Catts is an artist, researcher and curator whose work with the Tissue Culture and Art Project (which he founded in 1996 with Ionat Zurr) has exhibited and presented internationally. The latest show he curated was Visceral – the Living Art Experiment at the Science Gallery, Dublin, 2011.


The Autotroph

The Autotroph is a solar powered kinetic sculpture and fountain. It ironically explores the problems and possibilities of technological solutions to human induced climate change. The Autotroph is an overly technological and playful exploration of the immense complexity of dealing with ecological issues. Any action postulated raises possibilities of good and harm to different aspects of the ecology, and this is without even considering the unknown unknowns (to quote Rumsfeld). The challenge of this project is to tell the stories of these complexities, but not to solve them.

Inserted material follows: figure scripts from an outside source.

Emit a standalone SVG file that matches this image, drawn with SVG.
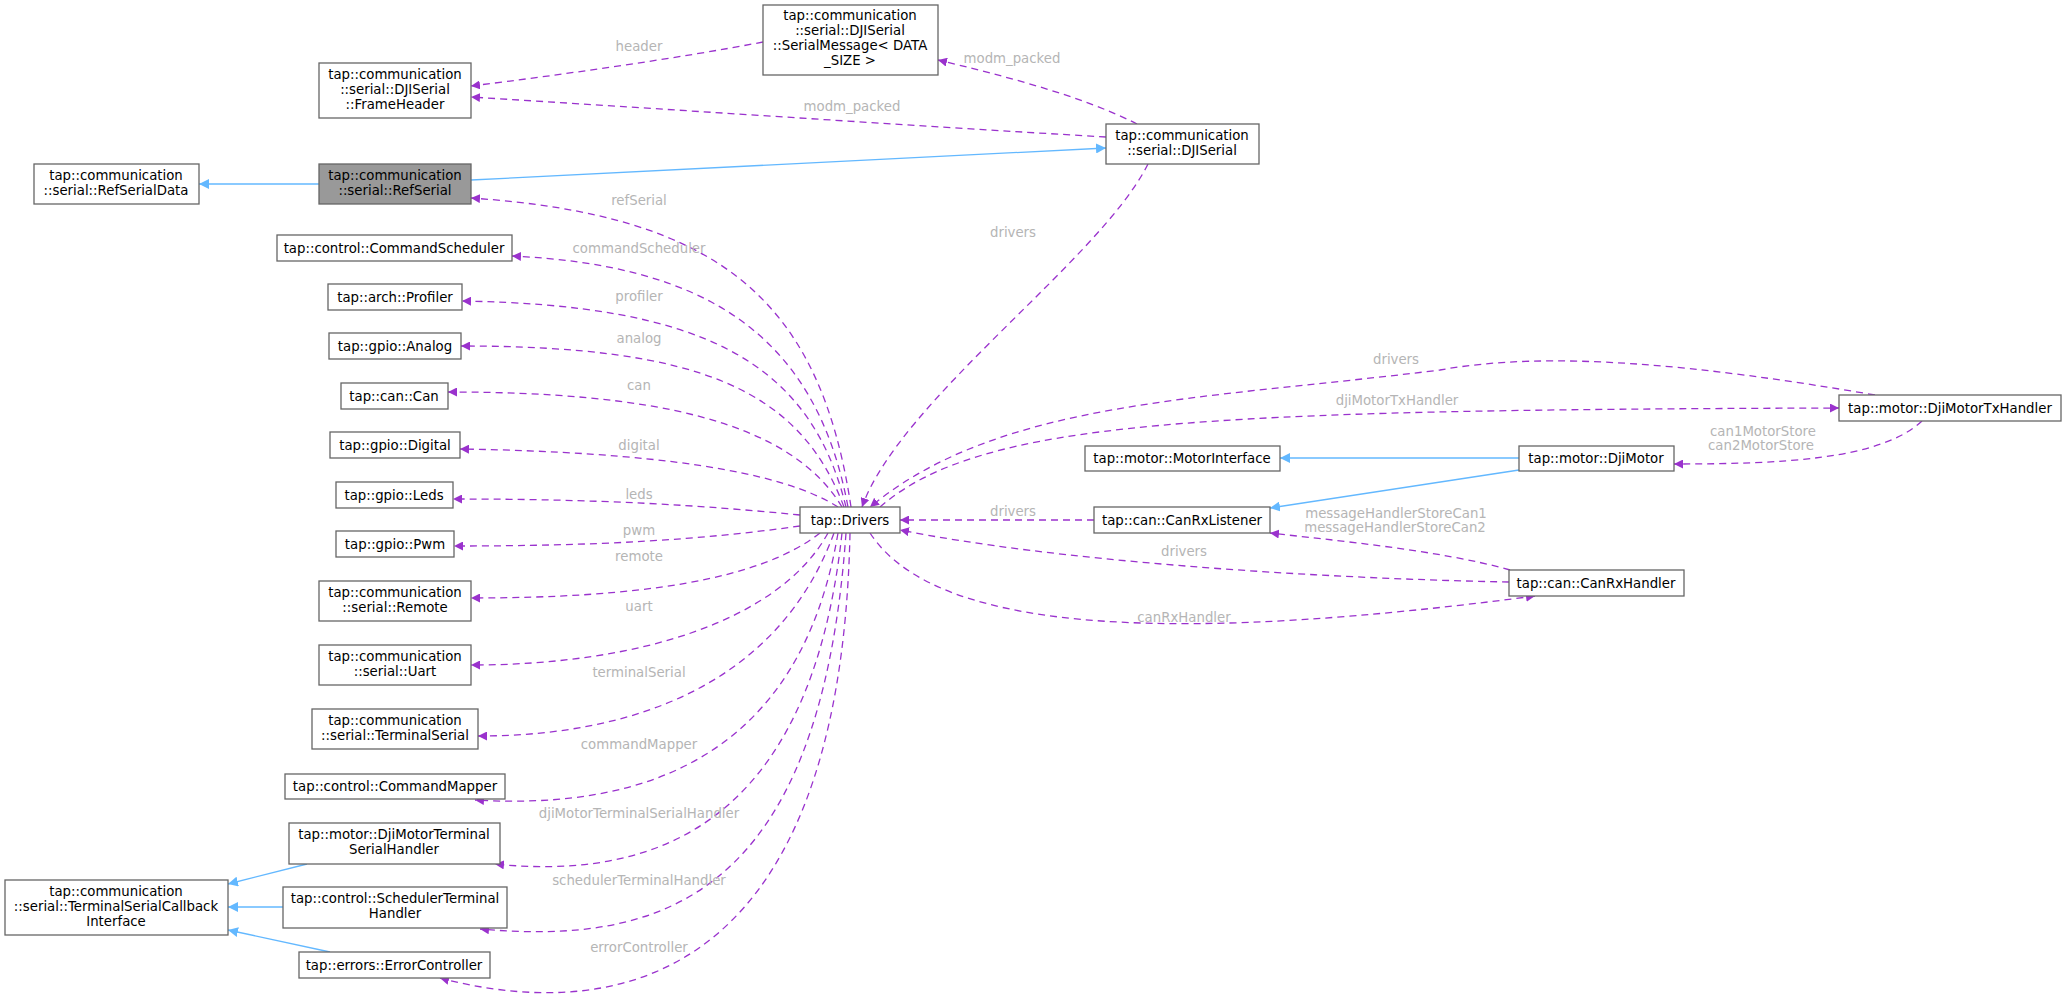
<svg xmlns="http://www.w3.org/2000/svg" width="2067" height="1006" viewBox="0 0 2067 1006">
<style>
.n rect{fill:#fff;stroke:#666;stroke-width:1.3}
.n text,.l{font-family:"DejaVu Sans",sans-serif;font-size:13.3px;text-anchor:middle}
.n text{fill:#000}
.l{fill:#b5b5b5}
.u{fill:none;stroke:#9a32cd;stroke-width:1.3;stroke-dasharray:7,5;marker-end:url(#pa)}
.i{fill:none;stroke:#63b8ff;stroke-width:1.3;marker-end:url(#ba)}
</style>
<defs>
<marker id="pa" viewBox="0 0 10 10" refX="10" refY="5" markerWidth="9" markerHeight="9" orient="auto" markerUnits="userSpaceOnUse"><path d="M0,0L10,5L0,10z" fill="#9a32cd"/></marker>
<marker id="ba" viewBox="0 0 10 10" refX="10" refY="5" markerWidth="10" markerHeight="10" orient="auto" markerUnits="userSpaceOnUse"><path d="M0,0L10,5L0,10z" fill="#63b8ff"/></marker>
</defs>
<rect width="2067" height="1006" fill="#fff"/>
<g id="edges">
<path class="u" d="M763,42 C680,58 560,75 471,86"/>
<path class="u" d="M1137,124 C1080,95 1000,75 938,60"/>
<path class="u" d="M1106,137 C900,125 650,108 471,97"/>
<path class="i" d="M471,180 L1106,148"/>
<path class="i" d="M319,184 L199,184"/>
<path class="u" d="M851,507 C820,300 720,215 471,198"/>
<path class="u" d="M1148,164 C1100,260 900,400 862,507"/>
<path class="u" d="M848,507 C815,330 700,265 512,256"/>
<path class="u" d="M846,507 C810,360 700,305 462,301"/>
<path class="u" d="M844,507 C800,390 700,346 461,346"/>
<path class="u" d="M842,507 C790,420 650,392 448,392"/>
<path class="u" d="M838,507 C780,470 650,452 460,449"/>
<path class="u" d="M800,515 C700,505 600,499 453,499"/>
<path class="u" d="M800,526 C700,540 600,546 454,546"/>
<path class="u" d="M820,533 C760,580 640,598 471,598"/>
<path class="u" d="M828,533 C780,620 640,665 471,665"/>
<path class="u" d="M834,533 C780,680 640,736 478,736"/>
<path class="u" d="M838,533 C800,760 640,810 475,800"/>
<path class="u" d="M842,533 C810,830 650,880 495,864"/>
<path class="u" d="M846,533 C820,900 660,945 480,929"/>
<path class="u" d="M850,533 C840,1000 600,1020 440,978"/>
<path class="i" d="M307,864 L228,884"/>
<path class="i" d="M283,907 L228,907"/>
<path class="i" d="M330,952 L228,930"/>
<path class="u" d="M1875,395 C1700,365 1550,350 1440,370 C1200,400 1000,400 870,507"/>
<path class="u" d="M880,507 C980,420 1200,410 1839,408"/>
<path class="u" d="M1922,421 C1880,460 1780,464 1674,464"/>
<path class="i" d="M1519,458 L1280,458"/>
<path class="i" d="M1519,470 L1270,508"/>
<path class="u" d="M1094,520 L900,520"/>
<path class="u" d="M1510,570 C1440,550 1330,540 1270,533"/>
<path class="u" d="M1509,582 C1300,578 1050,560 900,530"/>
<path class="u" d="M870,533 C940,640 1200,640 1535,596"/>
<text class="l" x="639" y="51">header</text>
<text class="l" x="1012" y="63">modm_packed</text>
<text class="l" x="852" y="111">modm_packed</text>
<text class="l" x="639" y="205">refSerial</text>
<text class="l" x="1013" y="237">drivers</text>
<text class="l" x="639" y="253">commandScheduler</text>
<text class="l" x="639" y="301">profiler</text>
<text class="l" x="639" y="343">analog</text>
<text class="l" x="639" y="390">can</text>
<text class="l" x="639" y="450">digital</text>
<text class="l" x="639" y="499">leds</text>
<text class="l" x="639" y="535">pwm</text>
<text class="l" x="639" y="561">remote</text>
<text class="l" x="639" y="611">uart</text>
<text class="l" x="639" y="677">terminalSerial</text>
<text class="l" x="639" y="749">commandMapper</text>
<text class="l" x="639" y="818">djiMotorTerminalSerialHandler</text>
<text class="l" x="639" y="885">schedulerTerminalHandler</text>
<text class="l" x="639" y="952">errorController</text>
<text class="l" x="1396" y="364">drivers</text>
<text class="l" x="1397" y="405">djiMotorTxHandler</text>
<text class="l" x="1763" y="436">can1MotorStore</text>
<text class="l" x="1761" y="450">can2MotorStore</text>
<text class="l" x="1013" y="516">drivers</text>
<text class="l" x="1396" y="518">messageHandlerStoreCan1</text>
<text class="l" x="1395" y="532">messageHandlerStoreCan2</text>
<text class="l" x="1184" y="556">drivers</text>
<text class="l" x="1184" y="622">canRxHandler</text>
</g>
<g id="SerialMessage" class="n"><rect x="763" y="5" width="175" height="70"/><text x="850" y="20">tap::communication</text><text x="850" y="35">::serial::DJISerial</text><text x="850" y="50">::SerialMessage&lt; DATA</text><text x="850" y="65">_SIZE &gt;</text></g>
<g id="FrameHeader" class="n"><rect x="319" y="63" width="152" height="55"/><text x="395" y="79">tap::communication</text><text x="395" y="94">::serial::DJISerial</text><text x="395" y="109">::FrameHeader</text></g>
<g id="DJISerial" class="n"><rect x="1106" y="124" width="153" height="40"/><text x="1182" y="140">tap::communication</text><text x="1182" y="155">::serial::DJISerial</text></g>
<g id="RefSerialData" class="n"><rect x="34" y="164" width="165" height="40"/><text x="116" y="180">tap::communication</text><text x="116" y="195">::serial::RefSerialData</text></g>
<g id="RefSerial" class="n"><rect x="319" y="164" width="152" height="40" style="fill:#999"/><text x="395" y="180">tap::communication</text><text x="395" y="195">::serial::RefSerial</text></g>
<g id="CommandScheduler" class="n"><rect x="277" y="235" width="235" height="26"/><text x="394" y="253">tap::control::CommandScheduler</text></g>
<g id="Profiler" class="n"><rect x="328" y="284" width="134" height="26"/><text x="395" y="302">tap::arch::Profiler</text></g>
<g id="Analog" class="n"><rect x="329" y="333" width="132" height="26"/><text x="395" y="351">tap::gpio::Analog</text></g>
<g id="Can" class="n"><rect x="341" y="383" width="107" height="26"/><text x="394" y="401">tap::can::Can</text></g>
<g id="Digital" class="n"><rect x="330" y="432" width="130" height="26"/><text x="395" y="450">tap::gpio::Digital</text></g>
<g id="Leds" class="n"><rect x="336" y="482" width="117" height="26"/><text x="394" y="500">tap::gpio::Leds</text></g>
<g id="Pwm" class="n"><rect x="336" y="531" width="118" height="26"/><text x="395" y="549">tap::gpio::Pwm</text></g>
<g id="Remote" class="n"><rect x="319" y="581" width="152" height="40"/><text x="395" y="597">tap::communication</text><text x="395" y="612">::serial::Remote</text></g>
<g id="Uart" class="n"><rect x="319" y="645" width="152" height="40"/><text x="395" y="661">tap::communication</text><text x="395" y="676">::serial::Uart</text></g>
<g id="TerminalSerial" class="n"><rect x="312" y="709" width="166" height="40"/><text x="395" y="725">tap::communication</text><text x="395" y="740">::serial::TerminalSerial</text></g>
<g id="CommandMapper" class="n"><rect x="285" y="774" width="220" height="25"/><text x="395" y="791">tap::control::CommandMapper</text></g>
<g id="DjiMotorTerminalSerialHandler" class="n"><rect x="289" y="823" width="211" height="41"/><text x="394" y="839">tap::motor::DjiMotorTerminal</text><text x="394" y="854">SerialHandler</text></g>
<g id="TerminalSerialCallbackInterface" class="n"><rect x="5" y="880" width="223" height="55"/><text x="116" y="896">tap::communication</text><text x="116" y="911">::serial::TerminalSerialCallback</text><text x="116" y="926">Interface</text></g>
<g id="SchedulerTerminalHandler" class="n"><rect x="283" y="887" width="224" height="41"/><text x="395" y="903">tap::control::SchedulerTerminal</text><text x="395" y="918">Handler</text></g>
<g id="ErrorController" class="n"><rect x="299" y="952" width="191" height="26"/><text x="394" y="970">tap::errors::ErrorController</text></g>
<g id="Drivers" class="n"><rect x="800" y="507" width="100" height="26"/><text x="850" y="525">tap::Drivers</text></g>
<g id="DjiMotorTxHandler" class="n"><rect x="1839" y="395" width="222" height="26"/><text x="1950" y="413">tap::motor::DjiMotorTxHandler</text></g>
<g id="MotorInterface" class="n"><rect x="1085" y="446" width="195" height="25"/><text x="1182" y="463">tap::motor::MotorInterface</text></g>
<g id="DjiMotor" class="n"><rect x="1519" y="446" width="155" height="25"/><text x="1596" y="463">tap::motor::DjiMotor</text></g>
<g id="CanRxListener" class="n"><rect x="1094" y="507" width="176" height="26"/><text x="1182" y="525">tap::can::CanRxListener</text></g>
<g id="CanRxHandler" class="n"><rect x="1509" y="570" width="175" height="26"/><text x="1596" y="588">tap::can::CanRxHandler</text></g>
</svg>
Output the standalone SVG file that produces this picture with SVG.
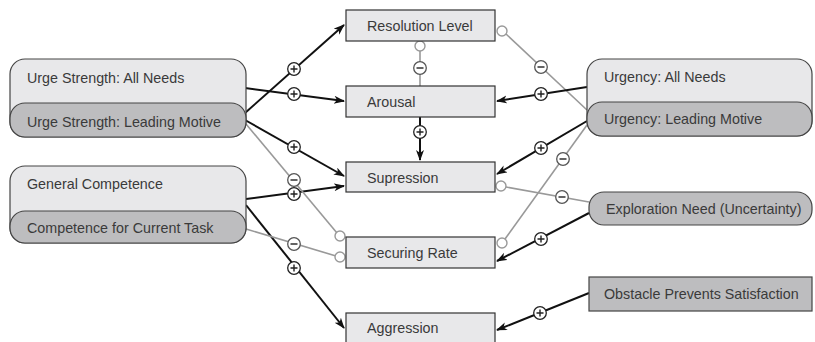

The Autotroph consists of a floating solar still; in this exhibition the Autotroph floats in an artificial body of water, using the rays of real and artificial suns. The still deploys a computer controlled focussing mirror to achieve sufficient heat to evaporate water. The steam generated is condensed and flows to a Japanese style water feature back into the body of water.

The work is inspired by Lake Clifton, south of Perth, Western Australia. The lake and its inhabitants, including the Thrombolites, are under threat due to salinity, urban development pressures, global warming and land misuse.